Large-scale glaciation on Earth and on Mars
This habilitation thesis combines ten publications of the author which are concerned with the large-scale dynamics and thermodynamics of ice sheets and ice shelves. Ice sheets are ice masses with a minimum area of 50,000 km2 which rest on solid land, whereas ice shelves consist of floating ice nourished by the mass flow from an adjacent ice sheet, typically stabilized by large bays. Together, they represent the major part of the cryosphere of the Earth. Furthermore, ice on Earth occurs in the form of glaciers and small ice caps, sea ice, lake ice, river ice, snow and ground ice (permafrost). For Mars, it has long been known that both poles are covered by ice caps which grow and shrink in the course of the seasons, and which leave small residual caps during the respective summer. Recent space-probe missions have revealed that the residual caps are ice sheets in the above sense.

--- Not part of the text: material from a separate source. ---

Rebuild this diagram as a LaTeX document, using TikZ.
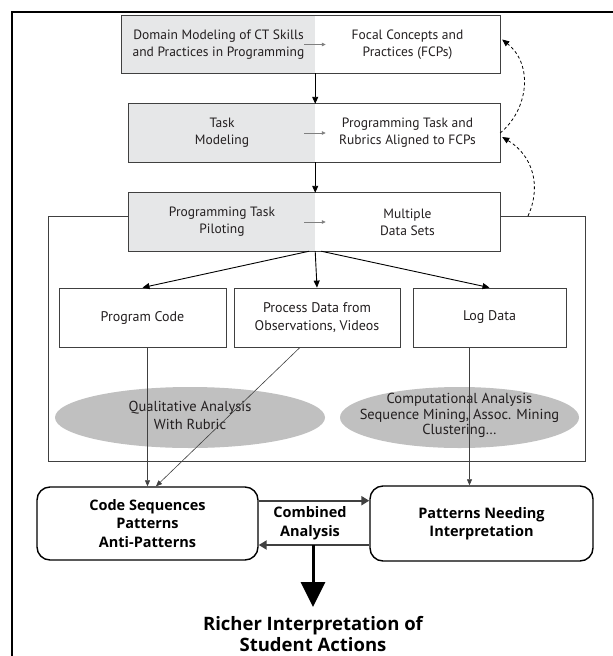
\documentclass[tikz,border=0pt]{standalone}
\usepackage{fontspec}
\setmainfont{PT Sans}
\newfontfamily\bfam{Open Sans}
\usetikzlibrary{arrows.meta,shapes.geometric}
\definecolor{boxgray}{HTML}{E6E7E8}
\definecolor{ellgray}{HTML}{C0C0C0}
\definecolor{linegray}{HTML}{404040}
\definecolor{smallgray}{HTML}{808080}
\definecolor{ink}{HTML}{231F20}
\begin{document}
\begin{tikzpicture}[x=1pt,y=1pt,
  txt/.style={align=center, inner sep=0pt, text=ink, font=\fontsize{13.5}{17}\selectfont},
  grayhalf/.style={txt, fill=boxgray},
  whitehalf/.style={txt, fill=white},
  boxline/.style={draw=linegray, line width=0.8pt},
  plainbox/.style={txt, draw=linegray, line width=0.8pt, fill=white, font=\fontsize{14}{17.5}\selectfont},
  ell/.style={ellipse, inner sep=0pt, fill=ellgray},
  elltext/.style={align=center, inner sep=0pt, text=ink},
  roundbox/.style={draw=black, line width=1.4pt, rounded corners=13pt, align=center, inner sep=0pt,
     font=\bfam\bfseries\fontsize{14.5}{18.3}\selectfont},
  arr/.style={draw=black, line width=0.9pt, -{Triangle[length=7pt,width=6pt]}},
  thinarr/.style={draw=linegray, line width=0.6pt, -{Triangle[length=6pt,width=5pt]}},
  smallarr/.style={draw=smallgray, line width=0.8pt, -{Triangle[length=4pt,width=3.5pt]}},
  combarr/.style={draw=linegray, line width=2pt, -{Triangle[length=8pt,width=9pt]}},
  bigarr/.style={draw=black, line width=3pt, -{Triangle[length=25pt,width=24pt]}},
  dasharr/.style={draw=black, line width=0.8pt, dash pattern=on 3pt off 2.5pt, -{Triangle[length=7pt,width=6pt]}}
]
\useasboundingbox (0,0) rectangle (613,-656);
\fill[white] (0,0) rectangle (613,-656);
% outer frame (left and top edges)
\draw[line width=2pt, line cap=rect] (12,-656) -- (12,-12) -- (613,-12);

% container
\node[draw=linegray, line width=0.8pt, minimum width=537pt, minimum height=245pt, inner sep=0pt] (cont) at (316.5,-338.5) {};

% box 1
\node[grayhalf, minimum width=193pt, minimum height=57pt] (b1l) at (218.5,-44.5) {Domain Modeling of CT Skills\\and Practices in Programming};
\node[whitehalf, minimum width=185pt, minimum height=57pt] (b1r) at (407.5,-44.5) {Focal Concepts and\\Practices (FCPs)};
\draw[boxline] (b1l.north west) rectangle (b1r.south east);
\draw[smallarr] ([xshift=-11pt]b1l.east) -- ([xshift=11pt]b1r.west);

% box 2
\node[grayhalf, minimum width=186pt, minimum height=58pt] (b2l) at (222,-133) {Task\\Modeling};
\node[whitehalf, minimum width=185pt, minimum height=58pt] (b2r) at (407.5,-133) {Programming Task and\\Rubrics Aligned to FCPs};
\draw[boxline] (b2l.north west) rectangle (b2r.south east);
\draw[smallarr] ([xshift=-11pt]b2l.east) -- ([xshift=11pt]b2r.west);

% box 3
\node[grayhalf, minimum width=186pt, minimum height=58pt] (b3l) at (222,-222) {Programming Task\\Piloting};
\node[whitehalf, minimum width=185pt, minimum height=58pt] (b3r) at (407.5,-222) {Multiple\\Data Sets};
\draw[boxline] (b3l.north west) rectangle (b3r.south east);
\draw[smallarr] ([xshift=-11pt]b3l.east) -- ([xshift=11pt]b3r.west);

% vertical arrows between top boxes
\draw[arr] (b1l.south east) -- (b2l.north east);
\draw[arr] (b2l.south east) -- (b3l.north east);

% three data boxes
\node[plainbox, minimum width=167pt, minimum height=59pt] (pc) at (142.5,-317.5) {Program Code};
\node[plainbox, minimum width=166pt, minimum height=59pt] (pd) at (317,-317.5) {Process Data from\\Observations, Videos};
\node[plainbox, minimum width=153pt, minimum height=59pt] (ld) at (489.5,-317.5) {Log Data};

\draw[arr] ([xshift=-6pt]b3l.south east) -- (pc.north);
\draw[arr] (b3l.south east) -- (pd.north);
\draw[arr] ([xshift=6pt]b3l.south east) -- (ld.north);

% ellipses
\node[ell, minimum width=270pt, minimum height=61pt] (qual) at (190,-417.5) {};
\node[elltext, font=\fontsize{14.5}{18}\selectfont] (qualt) at ([yshift=2pt]qual.center) {Qualitative Analysis\\With Rubric};
\node[ell, minimum width=239pt, minimum height=61pt] (comp) at (459.5,-417.5) {};
\node[elltext, font=\fontsize{14.5}{15.5}\selectfont] (compt) at ([yshift=2pt]comp.center) {Computational Analysis\\Sequence Mining, Assoc. Mining\\Clustering…};

% bottom rounded boxes
\node[roundbox, minimum width=221pt, minimum height=73pt] (cs) at (147.5,-523.5) {Code Sequences\\Patterns\\Anti-Patterns};
\node[roundbox, minimum width=223pt, minimum height=75pt] (pn) at (481.5,-523.5) {Patterns Needing\\Interpretation};

% thin lines from data boxes
\draw[thinarr] (pc.south -| cs.north) -- (cs.north);
\draw[thinarr] ([xshift=-17pt]pd.south) -- ([xshift=8.5pt]cs.north);
\draw[thinarr] ([xshift=-12pt]pn.north |- ld.south) -- ([xshift=-12pt]pn.north);

% combined analysis
\node[align=center, inner sep=0pt, font=\bfam\bfseries\fontsize{14.5}{19}\selectfont] (comb) at (310,-523) {Combined\\Analysis};
\draw[combarr] ([yshift=22.8pt]cs.east) -- ([yshift=22.8pt]cs.east -| pn.west);
\draw[combarr] ([yshift=-21.5pt]pn.west) -- ([yshift=-21.5pt]pn.west -| cs.east);
\coordinate (split) at (313,-545);

% result
\node[align=center, inner sep=0pt, font=\bfam\bfseries\fontsize{18.5}{21.5}\selectfont] (rich) at (313,-634) {Richer Interpretation of\\Student Actions};
\draw[bigarr] (split) -- (split |- 0,-607);

% dashed feedback arrows
\coordinate (d1s) at (528,-216);
\draw[dasharr] (d1s) .. controls (542,-185) and (532,-155) .. ([xshift=2pt,yshift=-4pt]b2r.east);
\draw[dasharr] (b2r.east) .. controls (528,-110) and (534,-65) .. ([xshift=2pt,yshift=5pt]b1r.east);
\end{tikzpicture}
\end{document}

Articles 1 and 2 lay the theoretical foundation. Dynamic/thermodynamic model equations for ice sheets and ice shelves are developed, subjected to a scaling analysis, and simplified by assuming small aspect (thickness to width) ratios. The resulting systems of equations are refered to as shallow ice approximation (SIA) and shallow shelf approximation (SSA), respectively. For ice sheets, the computer model SICOPOLIS (SImulation COde for POLythermal Ice Sheets) is introduced, which solves the SIA equations prognostically and three-dimensionally with finite difference methods. Articles 3, 4, 5 deal with paleoclimatic simulations of the Greenland ice sheet over two climatic cycles with the ice-sheet model SICOPOLIS driven by the paleo-temperature record of the GRIP ice core, the attention being focused on the region around Summit, the highest point of the Greenland ice sheet. Simulations which aim at predicting the response of the Greenland ice sheet to future greenhouse warming are the objective of Article 6. For Article 7, the ice-sheet model SICOPOLIS is modified such that it can be applied to model studies of the paleo-glaciation of the entire northern hemisphere. Similar to the Articles 3, 4, 5, simulations over 250,000 years of climate history are carried out, driven by temperature reconstructions of the central Greenland GRIP and the east Antarctic Vostok ice core, respectively. The two-part study of Articles 8, 9 deals with simulations of the Antarctic ice sheet which aim at providing model support for the planned ice core in western Dronning Maud Land within the frame of the European Project for Ice Coring in Antarctica (EPICA). Finally, as an extra-terrestrial application of ice-sheet modelling, Article 10 is concerned with simulations of the permanent north polar H2O ice cap of Mars over the most recent millions of years in response to orbital cycles.
Habilitation thesis, Department of Mechanics, Darmstadt
University of Technology, Germany, 274 pp. (2000).